- _Task input_:
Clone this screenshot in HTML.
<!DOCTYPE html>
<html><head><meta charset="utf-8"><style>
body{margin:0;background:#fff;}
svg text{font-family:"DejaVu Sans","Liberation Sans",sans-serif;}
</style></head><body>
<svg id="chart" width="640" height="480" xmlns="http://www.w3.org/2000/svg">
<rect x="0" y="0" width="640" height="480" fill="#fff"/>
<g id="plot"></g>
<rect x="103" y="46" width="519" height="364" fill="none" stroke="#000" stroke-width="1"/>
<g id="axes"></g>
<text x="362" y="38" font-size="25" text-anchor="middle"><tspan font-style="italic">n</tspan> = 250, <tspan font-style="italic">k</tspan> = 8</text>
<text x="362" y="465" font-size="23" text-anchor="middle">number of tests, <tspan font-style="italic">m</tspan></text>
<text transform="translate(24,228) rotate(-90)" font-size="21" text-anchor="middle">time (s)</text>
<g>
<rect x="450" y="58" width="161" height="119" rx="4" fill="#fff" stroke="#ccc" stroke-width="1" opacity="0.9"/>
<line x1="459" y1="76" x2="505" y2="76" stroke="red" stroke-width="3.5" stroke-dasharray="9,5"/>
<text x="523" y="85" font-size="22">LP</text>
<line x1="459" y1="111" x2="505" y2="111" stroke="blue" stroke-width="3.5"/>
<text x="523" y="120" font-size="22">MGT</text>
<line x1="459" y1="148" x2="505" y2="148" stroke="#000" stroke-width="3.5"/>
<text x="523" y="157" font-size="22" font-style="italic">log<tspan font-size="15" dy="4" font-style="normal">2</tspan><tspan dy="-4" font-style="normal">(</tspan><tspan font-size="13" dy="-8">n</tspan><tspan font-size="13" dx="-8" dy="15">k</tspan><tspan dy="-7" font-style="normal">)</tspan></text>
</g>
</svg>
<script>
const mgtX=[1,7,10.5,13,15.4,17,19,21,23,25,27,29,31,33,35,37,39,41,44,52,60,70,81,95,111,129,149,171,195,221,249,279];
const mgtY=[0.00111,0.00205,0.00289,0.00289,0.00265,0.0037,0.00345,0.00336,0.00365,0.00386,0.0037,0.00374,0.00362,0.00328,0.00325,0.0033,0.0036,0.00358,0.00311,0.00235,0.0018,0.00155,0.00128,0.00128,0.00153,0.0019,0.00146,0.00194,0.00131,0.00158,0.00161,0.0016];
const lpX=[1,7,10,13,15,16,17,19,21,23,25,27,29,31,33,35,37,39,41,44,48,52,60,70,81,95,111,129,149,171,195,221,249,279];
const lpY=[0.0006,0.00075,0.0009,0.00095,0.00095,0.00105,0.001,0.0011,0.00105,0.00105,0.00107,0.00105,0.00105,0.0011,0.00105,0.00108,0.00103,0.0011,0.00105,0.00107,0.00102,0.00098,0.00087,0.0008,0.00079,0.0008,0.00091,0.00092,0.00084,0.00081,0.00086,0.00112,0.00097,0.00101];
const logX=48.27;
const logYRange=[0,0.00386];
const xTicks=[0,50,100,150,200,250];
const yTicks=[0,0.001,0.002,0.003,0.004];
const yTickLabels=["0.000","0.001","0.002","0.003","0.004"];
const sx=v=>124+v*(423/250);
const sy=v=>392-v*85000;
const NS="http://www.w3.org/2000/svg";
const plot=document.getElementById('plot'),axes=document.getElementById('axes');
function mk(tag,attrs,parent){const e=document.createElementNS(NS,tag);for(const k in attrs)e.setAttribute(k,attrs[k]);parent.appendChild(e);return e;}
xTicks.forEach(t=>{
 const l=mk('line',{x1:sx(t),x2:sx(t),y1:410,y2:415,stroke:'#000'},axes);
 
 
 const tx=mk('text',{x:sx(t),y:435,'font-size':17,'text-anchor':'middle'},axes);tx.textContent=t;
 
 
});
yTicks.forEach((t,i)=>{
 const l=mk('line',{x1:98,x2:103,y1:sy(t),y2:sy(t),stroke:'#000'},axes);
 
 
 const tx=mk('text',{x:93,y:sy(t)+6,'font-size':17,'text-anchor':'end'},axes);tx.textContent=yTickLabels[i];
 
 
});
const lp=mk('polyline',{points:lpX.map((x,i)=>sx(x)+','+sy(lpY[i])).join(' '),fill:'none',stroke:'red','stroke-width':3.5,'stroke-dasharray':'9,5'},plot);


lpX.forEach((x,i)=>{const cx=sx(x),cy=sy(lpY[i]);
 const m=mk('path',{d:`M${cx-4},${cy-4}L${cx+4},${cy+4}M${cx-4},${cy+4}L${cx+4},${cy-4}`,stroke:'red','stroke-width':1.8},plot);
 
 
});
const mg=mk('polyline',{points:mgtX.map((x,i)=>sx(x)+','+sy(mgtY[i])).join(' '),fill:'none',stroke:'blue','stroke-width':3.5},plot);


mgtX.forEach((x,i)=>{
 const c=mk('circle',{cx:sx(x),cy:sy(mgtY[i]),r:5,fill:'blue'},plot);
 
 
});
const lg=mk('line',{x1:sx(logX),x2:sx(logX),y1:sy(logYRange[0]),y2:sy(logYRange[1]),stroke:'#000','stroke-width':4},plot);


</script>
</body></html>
...
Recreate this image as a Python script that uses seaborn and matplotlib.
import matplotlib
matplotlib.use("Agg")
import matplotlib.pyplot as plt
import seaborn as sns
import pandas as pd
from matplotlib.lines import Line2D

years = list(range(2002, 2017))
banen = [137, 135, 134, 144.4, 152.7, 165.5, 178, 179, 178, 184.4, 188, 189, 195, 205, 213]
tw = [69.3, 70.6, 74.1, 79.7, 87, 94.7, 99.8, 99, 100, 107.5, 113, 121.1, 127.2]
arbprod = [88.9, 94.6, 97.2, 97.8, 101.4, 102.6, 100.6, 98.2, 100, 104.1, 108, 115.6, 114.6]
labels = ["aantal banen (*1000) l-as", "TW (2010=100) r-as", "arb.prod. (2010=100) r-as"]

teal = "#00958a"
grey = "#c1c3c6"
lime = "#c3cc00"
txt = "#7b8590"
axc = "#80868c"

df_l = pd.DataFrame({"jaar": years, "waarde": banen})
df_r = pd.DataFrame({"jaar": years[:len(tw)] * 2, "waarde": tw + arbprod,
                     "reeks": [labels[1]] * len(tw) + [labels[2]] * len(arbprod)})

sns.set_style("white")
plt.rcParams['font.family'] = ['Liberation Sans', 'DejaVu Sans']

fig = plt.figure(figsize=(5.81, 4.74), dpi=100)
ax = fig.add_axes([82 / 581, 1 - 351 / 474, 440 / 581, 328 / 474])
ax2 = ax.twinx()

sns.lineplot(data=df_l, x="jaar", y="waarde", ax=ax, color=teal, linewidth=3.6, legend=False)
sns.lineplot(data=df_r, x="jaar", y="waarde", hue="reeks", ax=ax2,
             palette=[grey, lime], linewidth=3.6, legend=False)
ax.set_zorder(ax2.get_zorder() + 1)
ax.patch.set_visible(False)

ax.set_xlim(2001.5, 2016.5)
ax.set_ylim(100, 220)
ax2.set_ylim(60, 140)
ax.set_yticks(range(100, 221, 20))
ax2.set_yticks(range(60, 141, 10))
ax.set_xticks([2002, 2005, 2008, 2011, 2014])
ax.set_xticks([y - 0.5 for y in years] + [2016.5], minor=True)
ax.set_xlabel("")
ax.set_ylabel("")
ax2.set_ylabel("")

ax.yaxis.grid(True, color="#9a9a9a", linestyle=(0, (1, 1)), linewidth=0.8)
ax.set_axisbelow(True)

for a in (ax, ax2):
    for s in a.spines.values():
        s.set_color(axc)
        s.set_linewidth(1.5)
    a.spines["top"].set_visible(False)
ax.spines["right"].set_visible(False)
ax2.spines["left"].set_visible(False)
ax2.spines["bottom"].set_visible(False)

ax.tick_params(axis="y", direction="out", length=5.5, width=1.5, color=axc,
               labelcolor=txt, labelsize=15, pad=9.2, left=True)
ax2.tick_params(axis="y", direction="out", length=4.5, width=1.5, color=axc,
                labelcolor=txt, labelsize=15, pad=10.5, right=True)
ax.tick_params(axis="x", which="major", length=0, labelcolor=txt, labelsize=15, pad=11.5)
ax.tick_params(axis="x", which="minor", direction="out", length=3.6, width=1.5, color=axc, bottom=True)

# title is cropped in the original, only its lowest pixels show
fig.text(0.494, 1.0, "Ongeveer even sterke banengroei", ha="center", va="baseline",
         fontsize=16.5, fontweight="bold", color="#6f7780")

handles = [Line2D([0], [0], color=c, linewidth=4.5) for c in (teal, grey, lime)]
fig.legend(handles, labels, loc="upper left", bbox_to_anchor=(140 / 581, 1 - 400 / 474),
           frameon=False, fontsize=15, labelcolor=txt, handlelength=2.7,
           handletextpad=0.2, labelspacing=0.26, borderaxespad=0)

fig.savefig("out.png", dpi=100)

- _Exercise_:
Count the lines of these entries that hold the string "matplotlib", and give only that number.

- _Answer to the problem_:
5